As the world learns more about about the scientific properties of cannabis, more countries are passing legislation that favors decriminalization or full legalization of marijuana each year, and 2017 was no exception. To recap which countries took major steps to decriminalize cannabis in some way, here is every country that legalized marijuana in 2017.
In October of 2017, the Congress of Peru passed a bill to legalize medical marijuana with a high level of support. The measure allows patients with chronic or terminal illnesses to use medical marijuana products.
2, Republic of Georgia
In November of 2017, the Constitutional Court for the Republic of Georgia decriminalized marijuana use, saying it is unconstitutional to prosecute people for using cannabis. This ruling follows the decision to decriminalize cannabis cultivation (of up to nearly a half pound) earlier this year, and may pave the way for full-fledged marijuana legalization.
In July of 2017, the parliament of Catalonia (the autonomous region in the south of Spain) voted to legalize the cultivation, consumption, and distribution of cannabis. Adults who want to use marijuana must become a member of one of the region's designated cannabis clubs.
In June of 2017, Mexican President Enrique Peña Nieto signed a measure for legalizing medical marijuana and classifying the psychoactive compound in the herb as “therapeutic.” It calls on the Mexican Ministry of Health to regulate “the medicinal use of pharmacological derivatives of cannabis” and develop a research program for studying the herb's effects to help craft broader policies.
In June of 2017, Prime Minister Alexis Tsipras and Health Minister Andreas Xanthos of Greece announced a big change to the country's stance on cannabis: the legalization of medical marijuana.

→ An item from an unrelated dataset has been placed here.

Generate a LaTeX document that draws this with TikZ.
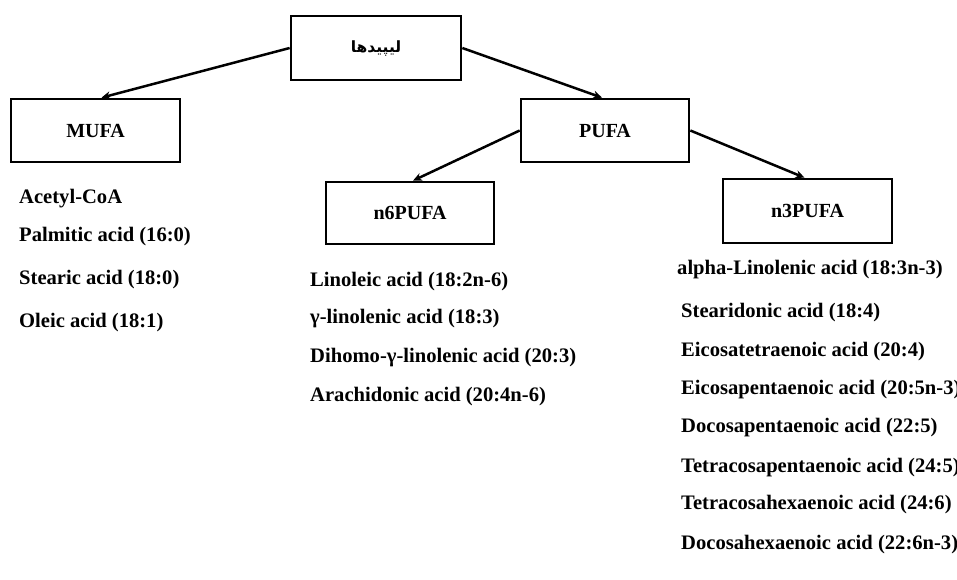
\documentclass[tikz,border=0pt]{standalone}
\usepackage{fontspec}
\setmainfont{Liberation Serif}
\newfontfamily\arabicfont[Script=Arabic]{DejaVu Sans}
\TeXXeTstate=1
\usetikzlibrary{arrows.meta}

\begin{document}
\begin{tikzpicture}[x=1pt, y=-1pt, font=\fontsize{20.6}{24}\selectfont\bfseries,
	box/.style={draw, line width=2.7pt, minimum width=#1, minimum height=63pt, inner sep=0pt, font=\fontsize{20}{24}\selectfont\bfseries},
	acid/.style={anchor=west, inner sep=0pt},
	link/.style={line width=2.5pt, -{Stealth[length=9pt,width=8pt]}}]
	\useasboundingbox (0,0) rectangle (957,579);
	\node[box=170pt, minimum height=64pt] (lip) at (376,48) {\arabicfont\fontsize{15.5}{18}\selectfont\bfseries\beginR لیپیدها\endR};
	\node[box=169pt] (mufa) at (95.5,130.5) {MUFA};
	\node[box=168pt] (pufa) at (605,130.5) {PUFA};
	\node[box=168pt, minimum height=62pt] (n6) at (410,213) {n6PUFA};
	\node[box=169pt, minimum height=64pt] (n3) at (807.5,211) {n3PUFA};
	\draw[link] (lip.west) -- ([xshift=6pt]mufa.north);
	\draw[link] (lip.east) -- ([xshift=-3pt]pufa.north);
	\draw[link] (pufa.west) -- ([xshift=3pt]n6.north);
	\draw[link] (pufa.east) -- ([xshift=-3pt]n3.north);
	\node[acid] (m1) at (19,199) {Acetyl-CoA};
	\node[acid] (m2) at (19,237) {Palmitic acid (16:0)};
	\node[acid] (m3) at (19,280) {Stearic acid (18:0)};
	\node[acid] (m4) at (19,323) {Oleic acid (18:1)};
	\node[acid] (s1) at (310,282) {Linoleic acid (18:2n-6)};
	\node[acid] (s2) at (310,319) {γ-linolenic acid (18:3)};
	\node[acid] (s3) at (310,358) {Dihomo-γ-linolenic acid (20:3)};
	\node[acid] (s4) at (310,397) {Arachidonic acid (20:4n-6)};
	\node[acid] (t1) at (677,270) {alpha-Linolenic acid (18:3n-3)};
	\node[acid] (t2) at (681,313) {Stearidonic acid (18:4)};
	\node[acid] (t3) at (681,352) {Eicosatetraenoic acid (20:4)};
	\node[acid] (t4) at (681,390) {Eicosapentaenoic acid (20:5n-3)};
	\node[acid] (t5) at (681,428) {Docosapentaenoic acid (22:5)};
	\node[acid] (t6) at (681,468) {Tetracosapentaenoic acid (24:5)};
	\node[acid] (t7) at (681,505) {Tetracosahexaenoic acid (24:6)};
	\node[acid] (t8) at (681,545) {Docosahexaenoic acid (22:6n-3)};
\end{tikzpicture}
\end{document}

In May of 2017, Chile became the first Latin American country to allow pharmacies to start selling cannabis-based products. Until then, Chilean patients could only get their medical marijuana products from either one of a few non-profit cannabis farms in the country or importing them from elsewhere.
In January of 2017, German parliamentarians voted unanimously to legalize the use of marijuana for medical purposes, and the "cannabis as medicine" law went into effect in March.